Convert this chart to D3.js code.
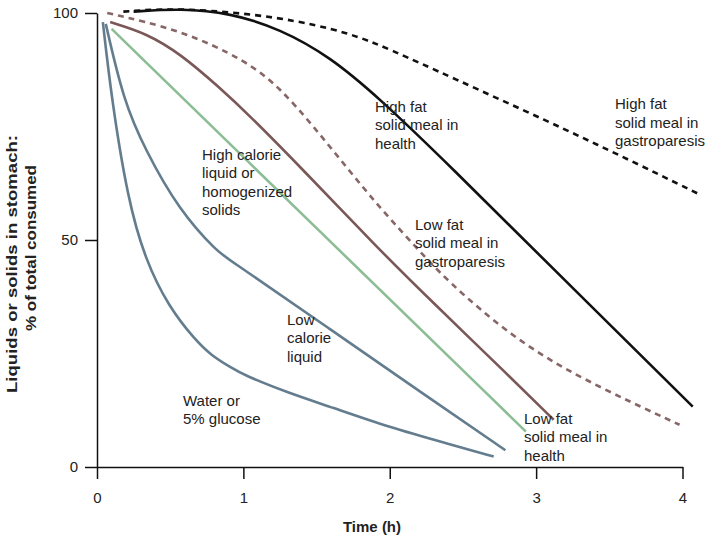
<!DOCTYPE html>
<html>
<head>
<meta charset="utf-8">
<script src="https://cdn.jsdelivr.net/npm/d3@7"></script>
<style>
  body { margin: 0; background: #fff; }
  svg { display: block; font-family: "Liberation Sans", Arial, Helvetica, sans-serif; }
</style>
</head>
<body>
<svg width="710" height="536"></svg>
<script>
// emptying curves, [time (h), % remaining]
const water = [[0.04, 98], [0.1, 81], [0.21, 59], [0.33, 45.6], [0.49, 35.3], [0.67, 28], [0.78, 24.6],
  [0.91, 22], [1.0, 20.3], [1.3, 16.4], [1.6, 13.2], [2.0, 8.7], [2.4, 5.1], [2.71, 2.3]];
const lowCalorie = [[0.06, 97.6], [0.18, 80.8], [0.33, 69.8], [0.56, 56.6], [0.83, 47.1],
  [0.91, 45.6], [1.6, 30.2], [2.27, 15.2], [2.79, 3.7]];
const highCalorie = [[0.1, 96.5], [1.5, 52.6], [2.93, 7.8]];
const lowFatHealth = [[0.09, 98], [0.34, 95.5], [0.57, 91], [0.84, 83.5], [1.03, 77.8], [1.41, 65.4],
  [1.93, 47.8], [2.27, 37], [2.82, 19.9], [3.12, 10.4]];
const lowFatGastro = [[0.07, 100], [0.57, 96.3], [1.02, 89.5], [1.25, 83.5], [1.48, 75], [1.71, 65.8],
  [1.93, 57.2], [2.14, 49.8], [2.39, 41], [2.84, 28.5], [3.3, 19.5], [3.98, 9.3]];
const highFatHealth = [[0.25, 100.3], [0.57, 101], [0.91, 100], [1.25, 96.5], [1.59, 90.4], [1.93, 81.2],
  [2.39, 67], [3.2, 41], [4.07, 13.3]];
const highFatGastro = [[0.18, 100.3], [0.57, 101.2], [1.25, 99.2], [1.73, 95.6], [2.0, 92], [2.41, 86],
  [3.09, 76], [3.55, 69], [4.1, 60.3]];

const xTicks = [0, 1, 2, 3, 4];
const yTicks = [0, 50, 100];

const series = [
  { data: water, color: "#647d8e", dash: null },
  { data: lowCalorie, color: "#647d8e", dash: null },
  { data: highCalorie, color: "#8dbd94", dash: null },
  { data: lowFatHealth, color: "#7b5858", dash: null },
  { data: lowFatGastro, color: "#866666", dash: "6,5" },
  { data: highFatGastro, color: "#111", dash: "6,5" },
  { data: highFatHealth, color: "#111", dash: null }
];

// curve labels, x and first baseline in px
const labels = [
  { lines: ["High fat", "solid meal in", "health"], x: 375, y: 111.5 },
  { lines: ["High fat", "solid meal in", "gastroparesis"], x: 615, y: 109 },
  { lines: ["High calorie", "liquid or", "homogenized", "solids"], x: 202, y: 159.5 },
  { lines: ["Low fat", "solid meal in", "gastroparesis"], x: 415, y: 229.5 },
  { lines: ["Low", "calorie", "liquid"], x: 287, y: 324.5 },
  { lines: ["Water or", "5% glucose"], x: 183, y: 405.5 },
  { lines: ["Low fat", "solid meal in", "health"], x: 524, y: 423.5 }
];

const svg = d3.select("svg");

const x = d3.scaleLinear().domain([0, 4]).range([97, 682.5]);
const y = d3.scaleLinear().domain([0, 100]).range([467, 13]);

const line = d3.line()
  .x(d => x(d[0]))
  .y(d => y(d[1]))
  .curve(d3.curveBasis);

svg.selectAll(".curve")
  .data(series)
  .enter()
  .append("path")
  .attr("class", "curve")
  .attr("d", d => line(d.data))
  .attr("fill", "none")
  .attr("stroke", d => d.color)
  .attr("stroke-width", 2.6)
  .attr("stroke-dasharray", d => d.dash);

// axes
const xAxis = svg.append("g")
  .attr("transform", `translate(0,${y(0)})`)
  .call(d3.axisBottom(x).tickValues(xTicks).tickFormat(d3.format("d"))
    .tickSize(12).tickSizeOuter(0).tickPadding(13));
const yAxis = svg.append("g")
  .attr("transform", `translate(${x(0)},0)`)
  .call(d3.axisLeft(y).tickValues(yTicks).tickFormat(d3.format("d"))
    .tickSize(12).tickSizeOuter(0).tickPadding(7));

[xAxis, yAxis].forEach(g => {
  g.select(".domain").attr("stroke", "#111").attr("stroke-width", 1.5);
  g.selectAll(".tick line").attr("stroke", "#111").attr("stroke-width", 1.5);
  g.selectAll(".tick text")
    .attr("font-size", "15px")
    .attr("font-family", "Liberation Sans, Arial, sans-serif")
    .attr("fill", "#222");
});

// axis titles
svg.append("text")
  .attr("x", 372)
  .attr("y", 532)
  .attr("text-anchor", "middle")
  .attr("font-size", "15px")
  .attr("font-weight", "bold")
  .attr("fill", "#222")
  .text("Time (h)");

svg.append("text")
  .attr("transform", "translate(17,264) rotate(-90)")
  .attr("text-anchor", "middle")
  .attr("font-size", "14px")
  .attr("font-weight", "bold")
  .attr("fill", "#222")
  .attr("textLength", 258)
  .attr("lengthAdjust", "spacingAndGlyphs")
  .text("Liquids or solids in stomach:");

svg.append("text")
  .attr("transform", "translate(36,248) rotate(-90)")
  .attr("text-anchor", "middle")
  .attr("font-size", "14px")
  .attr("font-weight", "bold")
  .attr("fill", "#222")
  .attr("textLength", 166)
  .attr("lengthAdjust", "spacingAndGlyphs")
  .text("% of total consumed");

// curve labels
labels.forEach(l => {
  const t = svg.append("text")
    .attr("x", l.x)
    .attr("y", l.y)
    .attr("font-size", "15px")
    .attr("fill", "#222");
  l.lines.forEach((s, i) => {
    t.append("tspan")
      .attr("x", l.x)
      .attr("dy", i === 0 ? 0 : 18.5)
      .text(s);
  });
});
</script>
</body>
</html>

============================================================

• [Set task]: Transcribe the whole listing exactly. Pictures are excluded.

• [Solution for this problem]:
Convert this chart to D3.js code.
<!DOCTYPE html>
<html>
<head>
<meta charset="utf-8">
<script src="https://cdn.jsdelivr.net/npm/d3@7"></script>
<style>
  body { margin: 0; background: #fff; }
  svg { display: block; font-family: "Liberation Sans", Arial, Helvetica, sans-serif; }
</style>
</head>
<body>
<svg width="710" height="536"></svg>
<script>
// emptying curves, [time (h), % remaining]
const water = [[0.04, 98], [0.1, 81], [0.21, 59], [0.33, 45.6], [0.49, 35.3], [0.67, 28], [0.78, 24.6],
  [0.91, 22], [1.0, 20.3], [1.3, 16.4], [1.6, 13.2], [2.0, 8.7], [2.4, 5.1], [2.71, 2.3]];
const lowCalorie = [[0.06, 97.6], [0.18, 80.8], [0.33, 69.8], [0.56, 56.6], [0.83, 47.1],
  [0.91, 45.6], [1.6, 30.2], [2.27, 15.2], [2.79, 3.7]];
const highCalorie = [[0.1, 96.5], [1.5, 52.6], [2.93, 7.8]];
const lowFatHealth = [[0.09, 98], [0.34, 95.5], [0.57, 91], [0.84, 83.5], [1.03, 77.8], [1.41, 65.4],
  [1.93, 47.8], [2.27, 37], [2.82, 19.9], [3.12, 10.4]];
const lowFatGastro = [[0.07, 100], [0.57, 96.3], [1.02, 89.5], [1.25, 83.5], [1.48, 75], [1.71, 65.8],
  [1.93, 57.2], [2.14, 49.8], [2.39, 41], [2.84, 28.5], [3.3, 19.5], [3.98, 9.3]];
const highFatHealth = [[0.25, 100.3], [0.57, 101], [0.91, 100], [1.25, 96.5], [1.59, 90.4], [1.93, 81.2],
  [2.39, 67], [3.2, 41], [4.07, 13.3]];
const highFatGastro = [[0.18, 100.3], [0.57, 101.2], [1.25, 99.2], [1.73, 95.6], [2.0, 92], [2.41, 86],
  [3.09, 76], [3.55, 69], [4.1, 60.3]];

const xTicks = [0, 1, 2, 3, 4];
const yTicks = [0, 50, 100];

const series = [
  { data: water, color: "#647d8e", dash: null },
  { data: lowCalorie, color: "#647d8e", dash: null },
  { data: highCalorie, color: "#8dbd94", dash: null },
  { data: lowFatHealth, color: "#7b5858", dash: null },
  { data: lowFatGastro, color: "#866666", dash: "6,5" },
  { data: highFatGastro, color: "#111", dash: "6,5" },
  { data: highFatHealth, color: "#111", dash: null }
];

// curve labels, x and first baseline in px
const labels = [
  { lines: ["High fat", "solid meal in", "health"], x: 375, y: 111.5 },
  { lines: ["High fat", "solid meal in", "gastroparesis"], x: 615, y: 109 },
  { lines: ["High calorie", "liquid or", "homogenized", "solids"], x: 202, y: 159.5 },
  { lines: ["Low fat", "solid meal in", "gastroparesis"], x: 415, y: 229.5 },
  { lines: ["Low", "calorie", "liquid"], x: 287, y: 324.5 },
  { lines: ["Water or", "5% glucose"], x: 183, y: 405.5 },
  { lines: ["Low fat", "solid meal in", "health"], x: 524, y: 423.5 }
];

const svg = d3.select("svg");

const x = d3.scaleLinear().domain([0, 4]).range([97, 682.5]);
const y = d3.scaleLinear().domain([0, 100]).range([467, 13]);

const line = d3.line()
  .x(d => x(d[0]))
  .y(d => y(d[1]))
  .curve(d3.curveBasis);

svg.selectAll(".curve")
  .data(series)
  .enter()
  .append("path")
  .attr("class", "curve")
  .attr("d", d => line(d.data))
  .attr("fill", "none")
  .attr("stroke", d => d.color)
  .attr("stroke-width", 2.6)
  .attr("stroke-dasharray", d => d.dash);

// axes
const xAxis = svg.append("g")
  .attr("transform", `translate(0,${y(0)})`)
  .call(d3.axisBottom(x).tickValues(xTicks).tickFormat(d3.format("d"))
    .tickSize(12).tickSizeOuter(0).tickPadding(13));
const yAxis = svg.append("g")
  .attr("transform", `translate(${x(0)},0)`)
  .call(d3.axisLeft(y).tickValues(yTicks).tickFormat(d3.format("d"))
    .tickSize(12).tickSizeOuter(0).tickPadding(7));

[xAxis, yAxis].forEach(g => {
  g.select(".domain").attr("stroke", "#111").attr("stroke-width", 1.5);
  g.selectAll(".tick line").attr("stroke", "#111").attr("stroke-width", 1.5);
  g.selectAll(".tick text")
    .attr("font-size", "15px")
    .attr("font-family", "Liberation Sans, Arial, sans-serif")
    .attr("fill", "#222");
});

// axis titles
svg.append("text")
  .attr("x", 372)
  .attr("y", 532)
  .attr("text-anchor", "middle")
  .attr("font-size", "15px")
  .attr("font-weight", "bold")
  .attr("fill", "#222")
  .text("Time (h)");

svg.append("text")
  .attr("transform", "translate(17,264) rotate(-90)")
  .attr("text-anchor", "middle")
  .attr("font-size", "14px")
  .attr("font-weight", "bold")
  .attr("fill", "#222")
  .attr("textLength", 258)
  .attr("lengthAdjust", "spacingAndGlyphs")
  .text("Liquids or solids in stomach:");

svg.append("text")
  .attr("transform", "translate(36,248) rotate(-90)")
  .attr("text-anchor", "middle")
  .attr("font-size", "14px")
  .attr("font-weight", "bold")
  .attr("fill", "#222")
  .attr("textLength", 166)
  .attr("lengthAdjust", "spacingAndGlyphs")
  .text("% of total consumed");

// curve labels
labels.forEach(l => {
  const t = svg.append("text")
    .attr("x", l.x)
    .attr("y", l.y)
    .attr("font-size", "15px")
    .attr("fill", "#222");
  l.lines.forEach((s, i) => {
    t.append("tspan")
      .attr("x", l.x)
      .attr("dy", i === 0 ? 0 : 18.5)
      .text(s);
  });
});
</script>
</body>
</html>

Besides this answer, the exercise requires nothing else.